Space News donosi że dziś oficjalnie podpisano dokumenty zamykające program Constellation. Dla nie znających historii – program Constellation był zapoczątkowany przez George W. Busha – jego celem było wysłanie ludzi na Marsa. Program zakładał powstanie dwóch rakiet – Ares I i Ares V oraz statku kosmicznego Orion wraz z całym niezbędnym bałaganem wokół (nowa infrastruktura, nowe silniki, nowe systemy bezpieczeństwa i nawigacji itp.). Program był od początku skazany na porażkę – administracja Busha nigdy nie przydzieliła wystarczającej ilości pieniędzy na osiągnięcie zamierzonych celów tego programu w realistycznym czasie. Po zmianie prezydenta, Obama zdecydował się najpierw obciąć fundusze jeszcze bardziej, a gdy NASA narzekała że z tak ograniczoną ilością pieniędzy nie jest w stanie wysłać ludzi nawet na orbitę do 2016 roku, Obama zdecydował się całkowicie zlikwidować finansowanie tego projektu. Kongres mu w tym dość intensywnie przeszkadzał i przez ponad rok trwały prace, pomimo że wiadomo było że program jest martwy.

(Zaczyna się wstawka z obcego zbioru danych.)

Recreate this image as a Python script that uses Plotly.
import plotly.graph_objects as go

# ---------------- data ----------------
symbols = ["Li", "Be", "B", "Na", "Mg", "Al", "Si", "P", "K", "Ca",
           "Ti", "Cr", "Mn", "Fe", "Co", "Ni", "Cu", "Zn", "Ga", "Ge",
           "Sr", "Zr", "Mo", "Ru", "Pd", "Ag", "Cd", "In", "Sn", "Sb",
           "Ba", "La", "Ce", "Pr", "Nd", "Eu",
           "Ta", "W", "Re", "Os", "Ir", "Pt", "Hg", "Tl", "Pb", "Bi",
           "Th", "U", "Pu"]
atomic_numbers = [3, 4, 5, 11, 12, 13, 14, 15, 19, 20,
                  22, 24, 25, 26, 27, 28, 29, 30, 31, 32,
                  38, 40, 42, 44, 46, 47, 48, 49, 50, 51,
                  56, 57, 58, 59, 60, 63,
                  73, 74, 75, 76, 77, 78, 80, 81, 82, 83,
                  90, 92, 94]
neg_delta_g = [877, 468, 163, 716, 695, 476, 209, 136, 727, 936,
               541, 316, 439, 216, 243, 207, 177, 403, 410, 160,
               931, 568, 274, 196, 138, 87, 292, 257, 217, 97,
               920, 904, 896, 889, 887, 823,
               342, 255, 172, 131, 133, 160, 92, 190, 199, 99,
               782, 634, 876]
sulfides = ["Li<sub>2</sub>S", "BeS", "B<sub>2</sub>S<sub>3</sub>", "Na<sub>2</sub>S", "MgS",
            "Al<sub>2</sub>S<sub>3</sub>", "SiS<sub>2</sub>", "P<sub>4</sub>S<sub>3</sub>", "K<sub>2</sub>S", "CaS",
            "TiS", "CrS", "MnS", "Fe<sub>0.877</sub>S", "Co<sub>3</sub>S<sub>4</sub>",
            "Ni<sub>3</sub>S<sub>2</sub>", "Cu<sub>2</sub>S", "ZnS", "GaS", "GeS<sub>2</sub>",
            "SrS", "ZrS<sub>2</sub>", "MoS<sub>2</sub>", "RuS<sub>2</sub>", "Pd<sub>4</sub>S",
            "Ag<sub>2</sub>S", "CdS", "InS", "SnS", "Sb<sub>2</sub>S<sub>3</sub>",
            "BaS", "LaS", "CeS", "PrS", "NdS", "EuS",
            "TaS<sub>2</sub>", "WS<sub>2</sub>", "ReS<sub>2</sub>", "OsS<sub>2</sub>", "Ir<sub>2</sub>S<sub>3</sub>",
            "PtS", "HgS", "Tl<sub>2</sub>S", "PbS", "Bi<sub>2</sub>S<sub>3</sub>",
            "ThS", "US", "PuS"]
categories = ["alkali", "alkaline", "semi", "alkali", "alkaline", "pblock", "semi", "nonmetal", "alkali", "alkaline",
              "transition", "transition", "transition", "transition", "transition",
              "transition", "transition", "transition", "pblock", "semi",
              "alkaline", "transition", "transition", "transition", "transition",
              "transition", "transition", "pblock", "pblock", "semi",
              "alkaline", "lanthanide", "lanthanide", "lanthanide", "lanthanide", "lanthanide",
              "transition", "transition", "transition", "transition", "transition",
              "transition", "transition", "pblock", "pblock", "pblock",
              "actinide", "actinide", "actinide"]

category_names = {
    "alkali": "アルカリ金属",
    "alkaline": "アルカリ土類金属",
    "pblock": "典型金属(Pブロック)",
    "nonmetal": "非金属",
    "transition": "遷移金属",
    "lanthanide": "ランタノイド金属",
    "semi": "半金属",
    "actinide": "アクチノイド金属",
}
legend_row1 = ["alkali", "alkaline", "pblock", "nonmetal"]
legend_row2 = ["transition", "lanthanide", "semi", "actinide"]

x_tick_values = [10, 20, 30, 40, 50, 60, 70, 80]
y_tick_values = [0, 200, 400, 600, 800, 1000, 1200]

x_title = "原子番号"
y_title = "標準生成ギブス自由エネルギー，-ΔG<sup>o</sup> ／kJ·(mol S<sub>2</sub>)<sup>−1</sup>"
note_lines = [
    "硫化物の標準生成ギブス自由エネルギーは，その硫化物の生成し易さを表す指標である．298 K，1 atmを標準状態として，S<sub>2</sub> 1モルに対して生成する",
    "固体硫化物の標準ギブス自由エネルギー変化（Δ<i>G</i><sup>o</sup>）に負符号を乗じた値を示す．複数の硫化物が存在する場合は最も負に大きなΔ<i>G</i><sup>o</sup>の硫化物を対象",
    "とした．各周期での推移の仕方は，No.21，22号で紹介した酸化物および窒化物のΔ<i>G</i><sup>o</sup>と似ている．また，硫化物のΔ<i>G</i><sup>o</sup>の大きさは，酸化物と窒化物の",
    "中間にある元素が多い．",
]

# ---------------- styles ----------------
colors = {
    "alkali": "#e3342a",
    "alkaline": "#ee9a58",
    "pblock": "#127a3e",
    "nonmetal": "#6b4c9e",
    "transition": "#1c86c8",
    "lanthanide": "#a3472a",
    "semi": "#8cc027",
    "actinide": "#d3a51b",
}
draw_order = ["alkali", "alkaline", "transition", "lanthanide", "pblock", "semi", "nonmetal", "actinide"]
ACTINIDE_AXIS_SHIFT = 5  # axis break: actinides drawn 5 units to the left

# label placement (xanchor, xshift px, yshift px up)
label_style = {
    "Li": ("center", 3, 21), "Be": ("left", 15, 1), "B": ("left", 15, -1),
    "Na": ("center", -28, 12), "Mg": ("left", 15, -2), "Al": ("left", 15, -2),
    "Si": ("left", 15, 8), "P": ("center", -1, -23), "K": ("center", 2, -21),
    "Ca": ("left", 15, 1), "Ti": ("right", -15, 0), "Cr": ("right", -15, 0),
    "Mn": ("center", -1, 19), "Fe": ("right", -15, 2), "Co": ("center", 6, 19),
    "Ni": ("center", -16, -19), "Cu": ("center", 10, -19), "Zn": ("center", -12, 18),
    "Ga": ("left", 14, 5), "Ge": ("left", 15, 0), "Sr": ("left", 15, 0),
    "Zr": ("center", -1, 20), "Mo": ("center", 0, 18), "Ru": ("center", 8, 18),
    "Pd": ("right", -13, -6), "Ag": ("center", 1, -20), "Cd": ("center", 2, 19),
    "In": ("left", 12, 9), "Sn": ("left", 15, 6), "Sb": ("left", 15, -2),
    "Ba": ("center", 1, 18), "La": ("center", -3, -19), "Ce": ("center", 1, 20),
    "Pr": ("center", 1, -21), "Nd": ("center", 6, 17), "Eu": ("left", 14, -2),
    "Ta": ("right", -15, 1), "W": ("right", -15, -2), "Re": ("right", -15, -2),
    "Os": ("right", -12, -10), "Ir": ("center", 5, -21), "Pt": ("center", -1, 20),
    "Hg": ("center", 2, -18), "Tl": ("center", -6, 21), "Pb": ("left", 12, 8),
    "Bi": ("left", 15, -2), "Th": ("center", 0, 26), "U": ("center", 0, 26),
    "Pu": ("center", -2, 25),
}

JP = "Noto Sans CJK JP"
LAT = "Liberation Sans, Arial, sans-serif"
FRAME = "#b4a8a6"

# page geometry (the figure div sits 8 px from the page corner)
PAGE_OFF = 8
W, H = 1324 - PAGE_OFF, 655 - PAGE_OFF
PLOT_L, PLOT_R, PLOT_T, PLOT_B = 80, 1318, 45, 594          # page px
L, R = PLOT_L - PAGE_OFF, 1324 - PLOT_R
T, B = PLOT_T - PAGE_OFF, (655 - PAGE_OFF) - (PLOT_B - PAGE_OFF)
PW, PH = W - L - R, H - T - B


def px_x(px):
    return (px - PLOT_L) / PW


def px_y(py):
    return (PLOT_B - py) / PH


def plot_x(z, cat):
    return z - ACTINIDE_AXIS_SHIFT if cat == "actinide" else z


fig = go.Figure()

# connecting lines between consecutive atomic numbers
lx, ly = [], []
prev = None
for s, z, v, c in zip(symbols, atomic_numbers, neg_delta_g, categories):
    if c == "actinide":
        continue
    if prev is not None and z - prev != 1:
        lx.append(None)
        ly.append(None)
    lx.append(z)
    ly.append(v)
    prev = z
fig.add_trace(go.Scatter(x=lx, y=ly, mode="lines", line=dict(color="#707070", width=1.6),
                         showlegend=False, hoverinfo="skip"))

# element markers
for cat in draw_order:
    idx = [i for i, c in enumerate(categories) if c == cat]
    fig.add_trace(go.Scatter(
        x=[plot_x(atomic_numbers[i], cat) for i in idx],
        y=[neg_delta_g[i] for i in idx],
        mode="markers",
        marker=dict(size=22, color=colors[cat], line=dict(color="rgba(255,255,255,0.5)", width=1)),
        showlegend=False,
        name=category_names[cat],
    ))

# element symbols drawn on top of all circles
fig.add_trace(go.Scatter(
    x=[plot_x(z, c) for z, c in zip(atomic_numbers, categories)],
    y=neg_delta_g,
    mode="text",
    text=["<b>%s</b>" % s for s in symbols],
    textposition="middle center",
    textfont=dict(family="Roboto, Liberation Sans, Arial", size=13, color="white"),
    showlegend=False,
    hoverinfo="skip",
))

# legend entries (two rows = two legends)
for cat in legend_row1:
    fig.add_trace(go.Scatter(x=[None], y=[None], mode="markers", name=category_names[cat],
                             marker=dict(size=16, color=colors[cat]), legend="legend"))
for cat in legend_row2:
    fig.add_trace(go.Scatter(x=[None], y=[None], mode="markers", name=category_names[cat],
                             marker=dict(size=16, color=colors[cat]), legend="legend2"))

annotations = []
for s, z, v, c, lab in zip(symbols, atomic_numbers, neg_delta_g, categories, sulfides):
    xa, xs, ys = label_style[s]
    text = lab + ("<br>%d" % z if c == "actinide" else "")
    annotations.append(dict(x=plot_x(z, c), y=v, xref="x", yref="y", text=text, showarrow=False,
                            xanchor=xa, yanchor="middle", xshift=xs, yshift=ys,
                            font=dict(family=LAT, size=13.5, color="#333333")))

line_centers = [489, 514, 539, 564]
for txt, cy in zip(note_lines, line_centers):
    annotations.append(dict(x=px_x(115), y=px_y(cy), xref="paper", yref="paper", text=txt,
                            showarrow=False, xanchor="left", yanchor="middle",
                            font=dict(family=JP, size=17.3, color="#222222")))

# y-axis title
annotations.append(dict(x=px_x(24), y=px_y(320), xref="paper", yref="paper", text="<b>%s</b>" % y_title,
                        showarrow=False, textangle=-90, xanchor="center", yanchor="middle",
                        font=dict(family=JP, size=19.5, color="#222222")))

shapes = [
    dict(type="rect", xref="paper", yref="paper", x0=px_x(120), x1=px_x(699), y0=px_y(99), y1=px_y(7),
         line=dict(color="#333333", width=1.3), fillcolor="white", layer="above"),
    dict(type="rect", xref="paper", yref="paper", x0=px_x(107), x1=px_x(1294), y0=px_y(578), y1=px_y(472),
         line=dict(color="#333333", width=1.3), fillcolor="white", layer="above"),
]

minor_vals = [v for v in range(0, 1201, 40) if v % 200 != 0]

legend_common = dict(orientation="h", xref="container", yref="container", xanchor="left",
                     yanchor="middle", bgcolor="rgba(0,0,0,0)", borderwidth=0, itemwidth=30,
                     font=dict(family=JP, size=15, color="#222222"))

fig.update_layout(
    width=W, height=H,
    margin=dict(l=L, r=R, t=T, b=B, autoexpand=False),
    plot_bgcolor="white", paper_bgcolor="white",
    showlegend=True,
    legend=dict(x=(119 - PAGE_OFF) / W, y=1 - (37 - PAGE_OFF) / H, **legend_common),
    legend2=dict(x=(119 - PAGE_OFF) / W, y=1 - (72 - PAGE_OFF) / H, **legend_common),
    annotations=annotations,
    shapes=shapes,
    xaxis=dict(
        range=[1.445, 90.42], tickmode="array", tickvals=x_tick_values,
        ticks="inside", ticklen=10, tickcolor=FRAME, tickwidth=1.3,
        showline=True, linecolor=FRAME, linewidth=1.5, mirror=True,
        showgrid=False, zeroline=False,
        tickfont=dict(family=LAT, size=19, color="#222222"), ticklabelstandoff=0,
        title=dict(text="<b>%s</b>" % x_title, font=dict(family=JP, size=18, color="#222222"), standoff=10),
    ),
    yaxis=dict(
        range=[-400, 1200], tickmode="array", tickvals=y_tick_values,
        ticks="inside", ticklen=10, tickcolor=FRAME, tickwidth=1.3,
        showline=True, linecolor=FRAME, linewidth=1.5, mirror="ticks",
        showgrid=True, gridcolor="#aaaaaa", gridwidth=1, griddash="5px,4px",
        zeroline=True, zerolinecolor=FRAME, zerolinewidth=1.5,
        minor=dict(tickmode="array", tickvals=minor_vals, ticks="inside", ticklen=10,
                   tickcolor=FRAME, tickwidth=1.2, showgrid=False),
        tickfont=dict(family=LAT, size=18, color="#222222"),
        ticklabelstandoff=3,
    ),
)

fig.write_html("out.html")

Z programu Constellation ocalały:
– silnik J2-X który ma napędzać wyższe stopnie rakiet NASA
– poważnie uproszczony pojazd kosmiczny Orion, który pod nazwą MPCV będzie dalej rozwijany
– najprawdopodobniej także Ares V, który pod nazwą SLS będzie rozwijany (wbrew Obamie!). SLS oficjalnie oznacza „Space Launch System”, ale wiele osób uważa że nazwa pochodzi od „Senate Launch System”.
Ares I wydawałby się martwy, ale wygląda na to że jednak przeżyje pod nazwą Liberty Rocket.
Poniżej ładna reklamówka Ares I:
I jeszcze taki mały drobiazg na samym dole – na L2 NASASpaceFlight.com pojawiło się nagranie krótkiego przemówienia wygłoszonego przez Mike Leinbach, w którym przeprasza on pracowników NASA w imieniu rządu USA za to że po raz pierwszy w historii NASA nie ma ona jasnego celu.